* start INFORMATION SUPPLIED *
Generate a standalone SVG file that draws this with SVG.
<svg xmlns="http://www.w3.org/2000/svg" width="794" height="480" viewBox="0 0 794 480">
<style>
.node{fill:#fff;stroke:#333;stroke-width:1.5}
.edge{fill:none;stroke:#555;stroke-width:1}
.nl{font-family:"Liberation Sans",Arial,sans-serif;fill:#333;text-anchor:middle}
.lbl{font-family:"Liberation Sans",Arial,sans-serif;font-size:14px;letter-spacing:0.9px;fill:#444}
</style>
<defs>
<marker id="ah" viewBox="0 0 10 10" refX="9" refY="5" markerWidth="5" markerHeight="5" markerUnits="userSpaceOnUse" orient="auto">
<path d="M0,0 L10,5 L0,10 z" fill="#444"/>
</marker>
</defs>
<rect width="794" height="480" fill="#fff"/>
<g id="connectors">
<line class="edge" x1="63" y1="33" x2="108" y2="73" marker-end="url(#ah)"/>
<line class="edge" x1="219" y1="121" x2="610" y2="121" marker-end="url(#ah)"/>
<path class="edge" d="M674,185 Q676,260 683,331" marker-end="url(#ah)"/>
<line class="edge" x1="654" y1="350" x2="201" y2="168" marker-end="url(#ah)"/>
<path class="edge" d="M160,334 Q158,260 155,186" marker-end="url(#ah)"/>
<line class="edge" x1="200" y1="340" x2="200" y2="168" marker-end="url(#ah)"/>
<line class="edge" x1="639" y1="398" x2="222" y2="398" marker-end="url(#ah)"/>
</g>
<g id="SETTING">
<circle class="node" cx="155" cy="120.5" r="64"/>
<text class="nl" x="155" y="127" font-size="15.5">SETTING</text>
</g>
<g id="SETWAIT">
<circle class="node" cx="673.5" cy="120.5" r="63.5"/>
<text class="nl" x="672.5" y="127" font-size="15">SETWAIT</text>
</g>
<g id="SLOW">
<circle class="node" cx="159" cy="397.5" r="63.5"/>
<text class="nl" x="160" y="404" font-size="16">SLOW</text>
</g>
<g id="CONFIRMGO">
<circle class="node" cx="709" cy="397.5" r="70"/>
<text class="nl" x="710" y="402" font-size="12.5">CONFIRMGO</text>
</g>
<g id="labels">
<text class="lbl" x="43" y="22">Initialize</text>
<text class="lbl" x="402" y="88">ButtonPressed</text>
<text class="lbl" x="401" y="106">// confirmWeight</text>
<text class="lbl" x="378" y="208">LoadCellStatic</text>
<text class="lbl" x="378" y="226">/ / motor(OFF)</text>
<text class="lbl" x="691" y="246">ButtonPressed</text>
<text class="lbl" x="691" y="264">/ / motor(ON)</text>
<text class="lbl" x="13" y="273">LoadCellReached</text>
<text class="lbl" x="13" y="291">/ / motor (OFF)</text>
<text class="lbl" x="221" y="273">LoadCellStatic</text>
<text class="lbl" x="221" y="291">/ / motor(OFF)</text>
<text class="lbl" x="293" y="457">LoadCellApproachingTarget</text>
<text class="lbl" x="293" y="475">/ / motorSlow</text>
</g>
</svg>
* end INFORMATION SUPPLIED *
* start INFORMATION SUPPLIED *
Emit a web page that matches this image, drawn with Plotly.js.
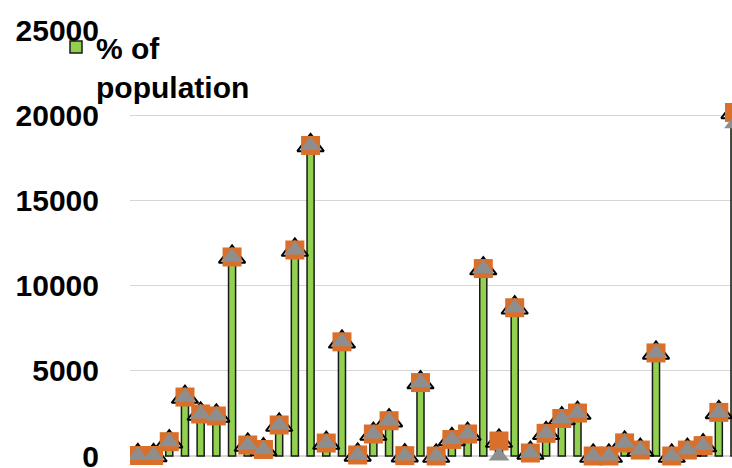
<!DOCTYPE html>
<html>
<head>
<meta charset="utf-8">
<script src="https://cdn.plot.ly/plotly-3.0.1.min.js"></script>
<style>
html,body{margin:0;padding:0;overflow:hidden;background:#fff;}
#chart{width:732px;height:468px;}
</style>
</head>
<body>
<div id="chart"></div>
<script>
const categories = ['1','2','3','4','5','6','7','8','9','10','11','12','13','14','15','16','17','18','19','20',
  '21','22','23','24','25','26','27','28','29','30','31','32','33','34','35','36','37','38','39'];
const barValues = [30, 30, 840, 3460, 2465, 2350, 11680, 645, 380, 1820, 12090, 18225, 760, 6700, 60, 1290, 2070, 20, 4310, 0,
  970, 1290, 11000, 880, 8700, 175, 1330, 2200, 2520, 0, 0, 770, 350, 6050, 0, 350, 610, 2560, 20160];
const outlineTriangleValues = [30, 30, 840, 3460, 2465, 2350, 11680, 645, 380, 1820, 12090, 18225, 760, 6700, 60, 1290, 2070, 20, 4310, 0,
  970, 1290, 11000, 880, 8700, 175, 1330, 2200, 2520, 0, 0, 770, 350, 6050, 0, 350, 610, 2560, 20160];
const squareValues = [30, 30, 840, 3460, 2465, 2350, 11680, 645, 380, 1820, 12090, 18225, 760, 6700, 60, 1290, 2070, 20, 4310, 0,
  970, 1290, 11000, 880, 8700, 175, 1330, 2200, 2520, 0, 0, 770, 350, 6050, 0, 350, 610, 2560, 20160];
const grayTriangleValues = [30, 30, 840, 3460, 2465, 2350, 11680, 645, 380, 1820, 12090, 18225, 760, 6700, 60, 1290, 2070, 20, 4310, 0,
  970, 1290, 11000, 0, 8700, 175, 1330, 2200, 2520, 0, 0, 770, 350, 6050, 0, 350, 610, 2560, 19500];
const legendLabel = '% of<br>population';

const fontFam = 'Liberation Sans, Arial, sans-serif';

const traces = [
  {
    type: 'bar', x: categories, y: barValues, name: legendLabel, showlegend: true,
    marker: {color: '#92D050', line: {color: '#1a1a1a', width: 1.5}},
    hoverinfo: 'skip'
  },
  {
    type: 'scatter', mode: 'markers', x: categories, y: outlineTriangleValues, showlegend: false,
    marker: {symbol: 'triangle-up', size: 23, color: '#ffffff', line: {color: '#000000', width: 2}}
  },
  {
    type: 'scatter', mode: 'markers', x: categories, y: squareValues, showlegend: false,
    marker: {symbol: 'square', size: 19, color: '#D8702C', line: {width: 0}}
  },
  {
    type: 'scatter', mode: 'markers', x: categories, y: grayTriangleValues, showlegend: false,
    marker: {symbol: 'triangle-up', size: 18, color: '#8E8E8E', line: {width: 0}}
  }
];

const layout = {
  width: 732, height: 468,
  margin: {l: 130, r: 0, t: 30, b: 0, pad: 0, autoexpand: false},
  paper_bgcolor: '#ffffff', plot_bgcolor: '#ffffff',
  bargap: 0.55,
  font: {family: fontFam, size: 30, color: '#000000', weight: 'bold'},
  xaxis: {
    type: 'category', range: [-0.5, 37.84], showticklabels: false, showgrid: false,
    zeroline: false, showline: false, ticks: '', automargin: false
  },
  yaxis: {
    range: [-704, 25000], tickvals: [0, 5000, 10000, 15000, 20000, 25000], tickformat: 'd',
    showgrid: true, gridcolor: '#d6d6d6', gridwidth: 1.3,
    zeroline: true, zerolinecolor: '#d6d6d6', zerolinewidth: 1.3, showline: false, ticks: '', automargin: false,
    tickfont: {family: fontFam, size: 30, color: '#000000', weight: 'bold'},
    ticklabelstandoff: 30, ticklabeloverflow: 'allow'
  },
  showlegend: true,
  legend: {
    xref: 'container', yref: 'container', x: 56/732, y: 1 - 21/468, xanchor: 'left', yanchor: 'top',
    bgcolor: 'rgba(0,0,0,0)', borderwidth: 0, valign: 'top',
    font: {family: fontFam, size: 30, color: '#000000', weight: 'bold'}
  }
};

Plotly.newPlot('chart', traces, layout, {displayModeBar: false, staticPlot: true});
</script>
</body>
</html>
* end INFORMATION SUPPLIED *
* [INSTRUCTION]:
Give only the count of lines in the data that include the string "this".

* [EXPECTED ANSWER]:
2